I am continually amazed/shocked/appalled/disgusted that human beings have the capability to be so cruel, so devoid of compassion, so un-God-like. I know this feeling. It’s familiar. I’ve felt it before. I felt this way standing at the Birkenau concentration camp with my dearest childhood friend–who is not Jewish–who felt as angry and disillusioned as I did. I feel this way when Americans, in a post-9/11 world, mistakenly view all Muslims as Islamic fundamentalists, disparaging Islam and Muslims in any form, in what has become a type of acceptable discrimination.
Wait — does Rabbi Rice think “disparaging Islam and Muslims in any form” is the equivalent of the systematic degradation and oppression of blacks in the Jim Crow South? Can she be suggesting that it is comparable in any sense at all to the thinking that gave rise to the murder factory at Birkenau?
I’m dumbstruck. She would probably say that of course she doesn’t think “disparaging Islam” is like lynching or mass murder, but the moral revulsion that she feels at all these things is similar. Is that better? Not much.
I too am horrified when I think about Jim Crow (or worse, slavery), and the Holocaust. But I maintain my right to disparage Islam when stuff happens like what happened at the airport in Karachi, Pakistan last night.
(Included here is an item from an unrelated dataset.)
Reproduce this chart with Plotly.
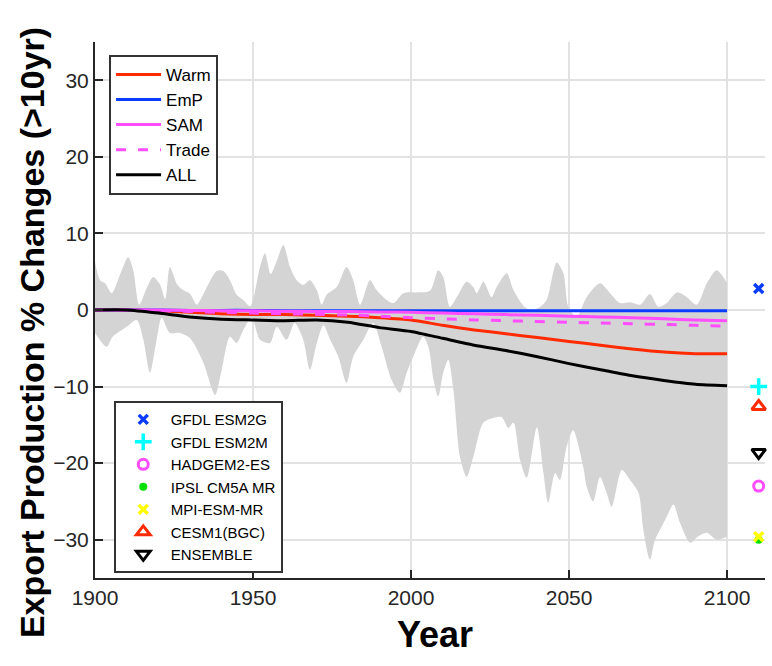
import plotly.graph_objects as go

# ---------------- data ----------------
years = [1900, 1910, 1920, 1930, 1940, 1950, 1960, 1970, 1980, 1990, 2000,
         2010, 2020, 2030, 2040, 2050, 2060, 2070, 2080, 2090, 2100]

warm = [0, 0, -0.1, -0.3, -0.5, -0.6, -0.6, -0.7, -0.8, -1.0, -1.3,
        -2.0, -2.6, -3.1, -3.6, -4.1, -4.6, -5.1, -5.5, -5.7, -5.7]
emp = [0, 0, 0, -0.05, -0.05, -0.05, -0.1, -0.1, -0.1, -0.1, -0.1,
       -0.1, -0.1, -0.1, -0.1, -0.1, -0.1, -0.1, -0.1, -0.1, -0.1]
sam = [0, 0, 0, -0.05, -0.1, -0.1, -0.15, -0.2, -0.2, -0.25, -0.3,
       -0.4, -0.5, -0.6, -0.7, -0.8, -0.9, -1.0, -1.15, -1.3, -1.4]
trade = [0, 0, -0.1, -0.2, -0.3, -0.4, -0.5, -0.55, -0.65, -0.8, -1.0,
         -1.15, -1.3, -1.4, -1.5, -1.6, -1.7, -1.8, -1.9, -2.0, -2.1]
all_ = [0, 0, -0.4, -0.9, -1.2, -1.3, -1.4, -1.3, -1.6, -2.3, -2.8,
        -3.7, -4.6, -5.3, -6.1, -7.0, -7.8, -8.6, -9.2, -9.7, -9.9]

band_up_years = [1900.0, 1901.6, 1903.2, 1905.3, 1907.9, 1910.5, 1912.1, 1914.0, 1916.4, 1918.4,
                 1920.6, 1922.2, 1923.7, 1925.9, 1927.9, 1930.1, 1932.2, 1934.3, 1938.5, 1940.6,
                 1942.7, 1944.8, 1946.9, 1949.1, 1952.2, 1953.8, 1955.6, 1957.5, 1959.6, 1961.7,
                 1963.8, 1965.9, 1968.0, 1970.2, 1971.7, 1973.3, 1976.5, 1979.6, 1981.7, 1983.9,
                 1987.0, 1989.1, 1992.3, 1994.4, 1997.6, 2001.8, 2006.0, 2008.6, 2010.2, 2012.3,
                 2014.5, 2017.6, 2019.7, 2020.8, 2022.9, 2025.5, 2027.1, 2030.3, 2032.4, 2035.5,
                 2037.7, 2040.8, 2042.9, 2046.1, 2048.2, 2049.8, 2052.4, 2055.6, 2059.8, 2063.0,
                 2066.1, 2069.3, 2072.5, 2075.6, 2078.3, 2080.9, 2084.1, 2087.2, 2090.4, 2093.6,
                 2096.7, 2100.0]
band_up = [6.3, 3.9, 3.5, 2.2, 4.6, 6.9, 5.2, 0.7, 2.9, 4.3,
           3.3, 1.4, 5.6, 3.4, 2.6, 2.1, 0.7, 2.1, 5.1, 5.1,
           3.9, 2.0, 1.3, 0.5, 5.6, 7.4, 4.7, 6.4, 8.5, 5.6,
           3.9, 3.3, 3.9, 2.6, 0.7, 2.0, 3.0, 5.6, 3.9, 0.7,
           3.9, 2.6, 1.3, 0.9, 2.2, 2.3, 2.5, 5.2, 4.3, 0.4,
           1.7, 3.7, 3.0, 2.2, 3.7, 1.7, 3.0, 4.8, 2.6, 0.6,
           0.0, 0.4, 1.3, 6.2, 4.8, 0.4, -0.9, 1.7, 3.5, 2.2,
           0.9, 1.0, 0.7, 2.1, 0.4, 0.9, 2.3, 1.7, 0.7, 3.5,
           5.2, 3.5]

band_lo_years = [1900.0, 1903.7, 1905.6, 1910.0, 1913.2, 1915.3, 1917.4, 1919.5, 1921.1, 1923.7,
                 1926.9, 1930.1, 1934.3, 1938.0, 1940.1, 1942.7, 1944.8, 1946.9, 1949.6, 1952.2,
                 1955.4, 1957.5, 1960.6, 1963.2, 1965.9, 1968.0, 1970.2, 1972.3, 1974.4, 1977.0,
                 1979.6, 1981.7, 1984.9, 1988.0, 1990.7, 1993.8, 1996.5, 1998.6, 2001.2, 2003.8,
                 2005.5, 2007.1, 2008.6, 2010.2, 2011.8, 2013.4, 2015.5, 2017.6, 2019.7, 2022.9,
                 2026.0, 2028.7, 2030.8, 2032.4, 2034.5, 2036.6, 2039.8, 2041.9, 2043.4, 2045.6,
                 2047.1, 2049.2, 2051.3, 2054.5, 2055.6, 2057.6, 2059.8, 2061.9, 2063.5, 2066.7,
                 2069.3, 2072.0, 2073.5, 2075.6, 2077.2, 2078.8, 2080.9, 2083.0, 2085.1, 2088.3,
                 2090.4, 2093.5, 2096.7, 2100.0]
band_lo = [-3.0, -4.8, -3.5, -2.2, -1.3, -3.9, -8.2, -3.9, -1.0, -3.0,
           -3.0, -3.7, -6.9, -11.1, -7.8, -3.5, -4.3, -2.6, -1.0, -3.9,
           -4.3, -2.2, -3.9, -1.7, -3.9, -7.8, -4.3, -2.0, -3.9, -6.1,
           -9.5, -6.1, -3.9, -1.7, -4.8, -9.1, -10.8, -8.2, -5.6, -3.5,
           -4.8, -9.1, -11.3, -8.2, -6.5, -10.4, -19.2, -21.8, -19.2, -14.7,
           -14.1, -14.0, -15.4, -14.7, -19.6, -21.9, -15.3, -21.3, -25.2, -21.3,
           -22.2, -17.9, -15.7, -20.5, -23.1, -25.0, -21.8, -23.9, -25.7, -20.9,
           -22.2, -23.9, -28.7, -32.6, -30.0, -28.7, -27.0, -25.4, -27.8, -30.4,
           -29.7, -29.1, -30.0, -29.6]

model_year = 2110
models = ["GFDL ESM2G", "GFDL ESM2M", "HADGEM2-ES", "IPSL CM5A MR",
          "MPI-ESM-MR", "CESM1(BGC)", "ENSEMBLE"]
model_vals = [2.8, -10.0, -23.0, -30.0, -29.6, -12.6, -18.6]

# ---------------- styles ----------------
FONT = "Liberation Sans, Arial, Helvetica, sans-serif"
line_styles = [
    ("Warm", warm, "#ff2a00", "solid"),
    ("EmP", emp, "#0a3cff", "solid"),
    ("SAM", sam, "#ff4dff", "solid"),
    ("Trade", trade, "#ff4dff", "10px,12px"),
    ("ALL", all_, "#000000", "solid"),
]
marker_styles = [
    dict(symbol="x-thin", size=9, color="#0a3cff", line=dict(width=3.5, color="#0a3cff")),
    dict(symbol="cross-thin", size=12, color="#00ffff", line=dict(width=3.5, color="#00ffff")),
    dict(symbol="circle-open", size=10, color="#ff4dff", line=dict(width=3, color="#ff4dff")),
    dict(symbol="circle", size=8, color="#00e000", line=dict(width=0)),
    dict(symbol="x-thin", size=9, color="#ffff00", line=dict(width=3.5, color="#ffff00")),
    dict(symbol="triangle-up-open", size=12, color="#ff2a00", line=dict(width=3, color="#ff2a00")),
    dict(symbol="triangle-down-open", size=12, color="#000000", line=dict(width=3, color="#000000")),
]

fig = go.Figure()

# gray envelope: lower edge, then upper edge filled down to it
fig.add_trace(go.Scatter(
    x=band_lo_years, y=band_lo, mode="lines",
    line=dict(width=0, color="#d4d4d4", shape="spline", smoothing=0.8),
    showlegend=False, hoverinfo="skip",
))
fig.add_trace(go.Scatter(
    x=band_up_years, y=band_up, mode="lines", fill="tonexty", fillcolor="#d4d4d4",
    line=dict(width=0, color="#d4d4d4", shape="spline", smoothing=0.8),
    showlegend=False, hoverinfo="skip",
))

for name, vals, color, dash in line_styles:
    fig.add_trace(go.Scatter(
        x=years, y=vals, name=name, mode="lines",
        line=dict(color=color, width=3, dash=dash, shape="spline", smoothing=0.6),
        legend="legend",
    ))

for name, val, mk in zip(models, model_vals, marker_styles):
    fig.add_trace(go.Scatter(
        x=[model_year], y=[val], name=name, mode="markers",
        marker=mk, legend="legend2", cliponaxis=False,
    ))

axis_common = dict(
    showline=True, linecolor="#262626", linewidth=2,
    ticks="inside", ticklen=8, tickwidth=2, tickcolor="#262626",
    showgrid=True, gridcolor="#e2e2e2", gridwidth=2,
    zeroline=False, mirror=False,
    tickfont=dict(family=FONT, size=21, color="#262626"),
)

fig.update_xaxes(range=[1900, 2112], tickvals=[1900, 1950, 2000, 2050, 2100], **axis_common)
fig.update_yaxes(range=[-35, 35], tickvals=[-30, -20, -10, 0, 10, 20, 30], **axis_common)

fig.update_layout(
    width=772, height=666,
    margin=dict(l=95, r=7, t=42, b=88),
    plot_bgcolor="white", paper_bgcolor="white",
    font=dict(family=FONT, color="black"),
    legend=dict(
        x=0.021, y=0.976, xanchor="left", yanchor="top",
        bgcolor="white", bordercolor="#333333", borderwidth=2,
        font=dict(family=FONT, size=17, color="black"),
        tracegroupgap=0, itemwidth=45, traceorder="normal",
    ),
    legend2=dict(
        x=0.028, y=0.330, xanchor="left", yanchor="top",
        bgcolor="white", bordercolor="#333333", borderwidth=2,
        font=dict(family=FONT, size=15, color="black"),
        tracegroupgap=0, itemwidth=45, traceorder="normal",
    ),
    annotations=[
        dict(text="<b>Export Production % Changes (>10yr)</b>", textangle=-90,
             xref="paper", yref="paper", x=-0.094, y=0.457,
             xanchor="center", yanchor="middle", showarrow=False,
             font=dict(family=FONT, size=34, color="black")),
        dict(text="<b>Year</b>", xref="paper", yref="paper", x=0.507, y=-0.106,
             xanchor="center", yanchor="middle", showarrow=False,
             font=dict(family=FONT, size=36, color="black")),
    ],
)

fig.write_html("out.html")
Was Rabbi Rice disgusted yesterday when 23 Shiite pilgrims were gunned down, also in Pakistan, in the name of Islam? Was she shocked to hear that 36 people were killed by dual suicide bombings in Iraq on Friday, in the name of Islam? How does she feel about the tens of thousands of missiles aimed at Israel by Hamas and Hizballah, in the name of Islam?
She tells us that there are those who “mistakenly view all Muslims as Islamic fundamentalists,” and this makes her feel “amazed/shocked/appalled/disgusted.” I have never heard anyone say this. Have you? What I have heard, and believe to be true, is that violent and intolerant aspects of Islamic ideology are more and more becoming dominant in the way Muslims understand and practice their faith, and that this is a threat to Muslims and non-Muslims alike.
There is something very wrong with Islam and Muslims today, and if we are going to survive it, we should be allowed to talk about it. Rabbi Rice — and many others — insist that such talk is on the level of racism and mass murder, and they want to suppress it.
She has things backwards, I think.
The turmoil throughout the Islamic world, the violence and the cruelty are evident day in and day out. Denying the special role of Islam in the present world disorder is simply escaping reality.
Unfortunately this is the vocation of a great share of the Liberal Left.